Коммунист по паспорту, но вовсе не ортодоксальный коммунист по духу — Артем Веселый. Он написал очень мало, но проявил себя как мастер удивительной и освежающей оригинальности. Он тоже орнаменталист, но его орнаментализм на удивление свободен от книжности и ”поэтичности”. Проза его энергична. Она вибрирует таким жизненным напором, что по выразительности приближается к стиху. У него крайне своеобразный метод построения вещей, чудесно соответствующий эффекту массовости: воспоминание о том, как красные матросы гуляли в Новороссийске весной 1918 г. (Вольница), — оригинальнейший шедевр, полифония голосов, сливающихся в массовую картину огромной выразительности. Такого в литературе еще не бывало, и это обеспечивает Артему Веселому совершенно особое место.

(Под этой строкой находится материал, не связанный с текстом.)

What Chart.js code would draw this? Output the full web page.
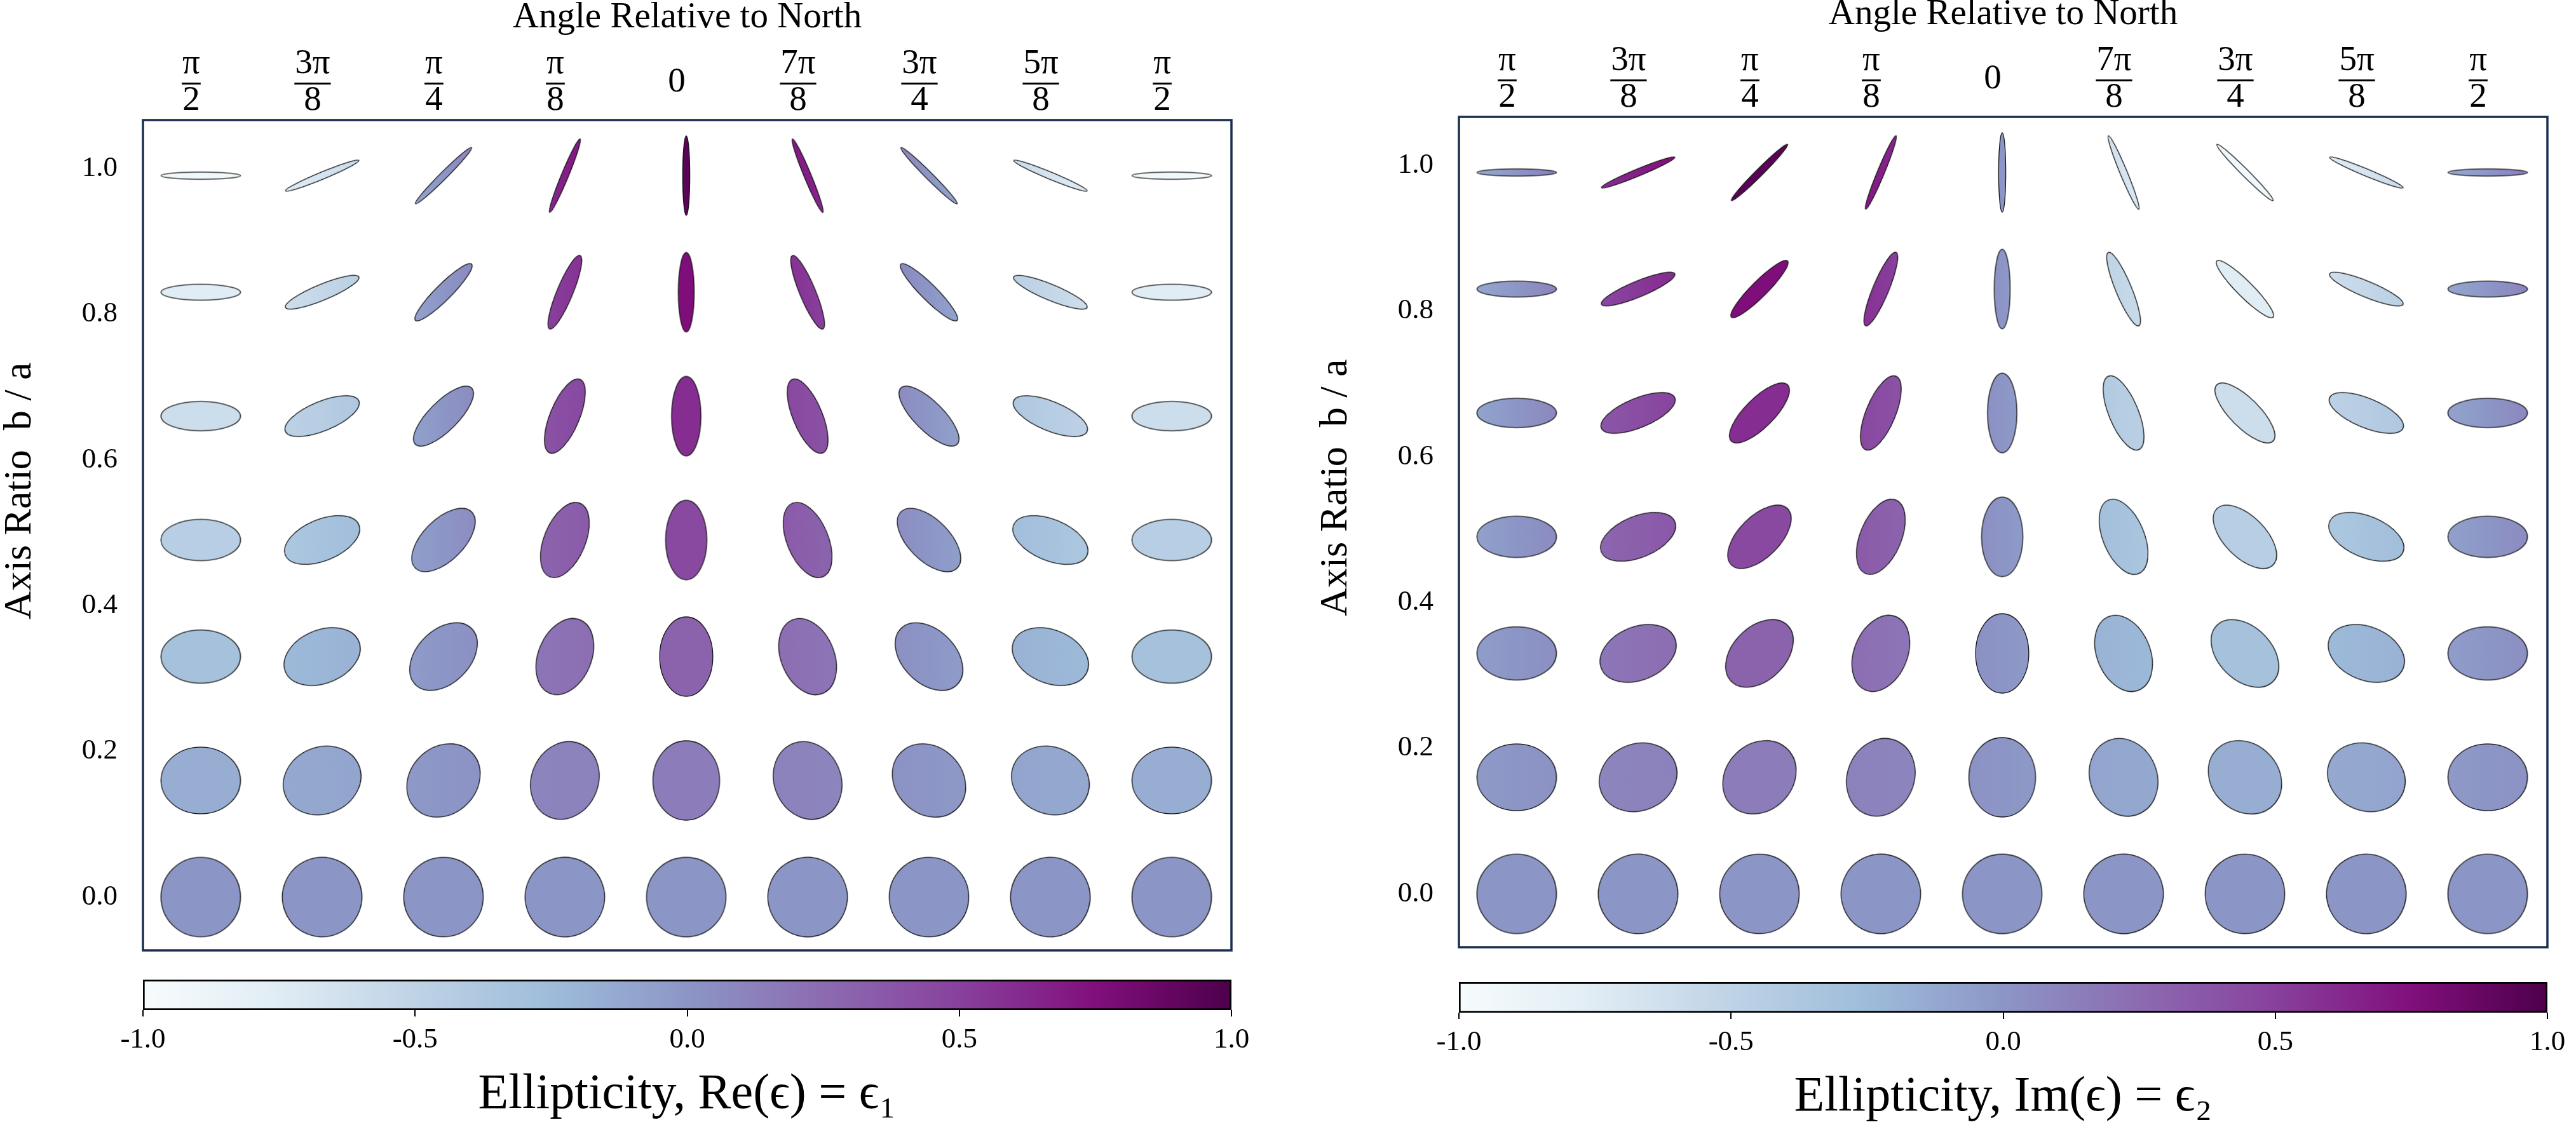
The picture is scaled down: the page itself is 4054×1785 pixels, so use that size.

Последний по времени величайший успех русской прозы — И. Бабель, который обещает затмить всех послереволюционных прозаиков. Первый рассказ Бабеля появился в 1916 г. в Горьковской Летописи и ничего
819
особенного не обещал. После этого он исчез из литературы на семь лет. В 1920 г. он принимал участие в польской кампании Буденновской красной конницы. В 1923 г. в литературных журналах стали появляться его короткие рассказы — и они сразу создали ему славу первоклассного писателя. Многие сегодня считают его первым из молодых, и его слава дошла даже до эмигрантской печати. Самые типичные для него рассказы — те, что войдут в книгу Конармия, — его впечатления от службы в казацкой армии Буденного. Они очень короткие, редко больше чем в несколько сот слов. В сущности, это журналистские впечатления — choses vues (то, что видел) — или трагические анекдоты. Но рассказаны они со сдержанной силой, делающей их подлинными произведениями искусства. Они героичны по существу, это фрагменты огромного эпоса, которые ближе к старым балладам, чем к чему бы то ни было современному. В связи с ними поминали Тараса Бульбу, героический казацкий роман Гоголя; и в самом деле, Бабель не избегает самых традиционных красот, самого обычного пафоса. Только он дает им новое обрамление. Его рассказы — о крови и смерти, о хладнокровных преступлениях, о героизме и жестокости. Один из любимых его сюжетов — единоборство. В нем всегда есть крупица иронии, которая не разрушает, а усиливает героический пафос. Он любит предоставлять слово самим героям, и сочетание великолепно воспроизведенного жаргона красных казаков, набитого диалектальными нарушениями и плохо переваренными революционными штампами, с эпическим масштабом их подвигов — характерно для Бабеля. Эта пряная смесь еще и приправлена грубостью, исключительной даже и сегодня, когда несдержанность стала столь обычным достоинством. Для Бабеля никакие табу не существуют, и самые грубые слова у него стоят рядом с почти викторианской поэзией. Его мир — это мир вверх тормашками, где люди живут по законам, весьма отличающимся
820
от законов европейской гостиной, где так же легко убивать, как умирать, и где жестокость и грязь неотделимы от храбрости и отваги. Огромный талант Бабеля заставляет читателя мгновенно принять законы этого мира и понять его логику. Он непревзойденный мастер сказа, и это качество присутствует и в его Одесских рассказах, повествующих об удивительных подвигах знаменитого еврейского бандита и написанных характерным русско-еврейским жаргоном.